-- begin Stored data --

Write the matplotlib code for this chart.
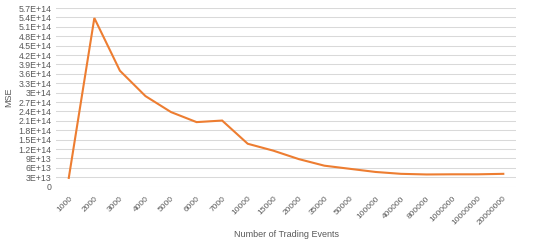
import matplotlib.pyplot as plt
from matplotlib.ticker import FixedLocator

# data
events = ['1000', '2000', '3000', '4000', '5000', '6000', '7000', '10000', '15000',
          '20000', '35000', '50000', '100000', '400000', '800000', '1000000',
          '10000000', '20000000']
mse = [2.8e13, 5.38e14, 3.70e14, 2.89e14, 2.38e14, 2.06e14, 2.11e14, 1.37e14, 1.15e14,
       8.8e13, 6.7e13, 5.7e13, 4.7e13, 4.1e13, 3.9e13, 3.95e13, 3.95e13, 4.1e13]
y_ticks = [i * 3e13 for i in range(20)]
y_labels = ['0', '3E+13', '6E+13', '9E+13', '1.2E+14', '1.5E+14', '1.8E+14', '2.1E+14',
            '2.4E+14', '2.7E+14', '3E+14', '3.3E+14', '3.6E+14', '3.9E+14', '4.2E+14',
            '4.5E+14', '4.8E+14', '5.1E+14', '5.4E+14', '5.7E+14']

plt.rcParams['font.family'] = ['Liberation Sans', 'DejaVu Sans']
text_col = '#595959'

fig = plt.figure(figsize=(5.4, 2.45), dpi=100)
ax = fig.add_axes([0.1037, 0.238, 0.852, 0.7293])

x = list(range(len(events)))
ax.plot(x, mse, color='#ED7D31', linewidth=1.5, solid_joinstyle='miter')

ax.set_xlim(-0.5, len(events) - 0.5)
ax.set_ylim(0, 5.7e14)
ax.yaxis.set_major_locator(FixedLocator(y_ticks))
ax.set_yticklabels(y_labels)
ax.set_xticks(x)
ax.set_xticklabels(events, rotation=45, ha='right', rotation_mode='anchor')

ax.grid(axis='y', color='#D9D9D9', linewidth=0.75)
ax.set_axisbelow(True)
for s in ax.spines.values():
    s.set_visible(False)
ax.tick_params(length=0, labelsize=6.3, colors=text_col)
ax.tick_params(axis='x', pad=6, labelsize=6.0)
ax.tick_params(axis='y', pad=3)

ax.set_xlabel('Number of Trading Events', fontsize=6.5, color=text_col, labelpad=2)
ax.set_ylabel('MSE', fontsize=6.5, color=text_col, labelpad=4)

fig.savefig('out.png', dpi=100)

-- end Stored data --

What needs to be done: Repeat, with no pictures, each line from the beginning of the data through the line containing "from matplotlib.ticker import FixedLocator", inclusive.

Correct answer:
Write the matplotlib code for this chart.
import matplotlib.pyplot as plt
from matplotlib.ticker import FixedLocator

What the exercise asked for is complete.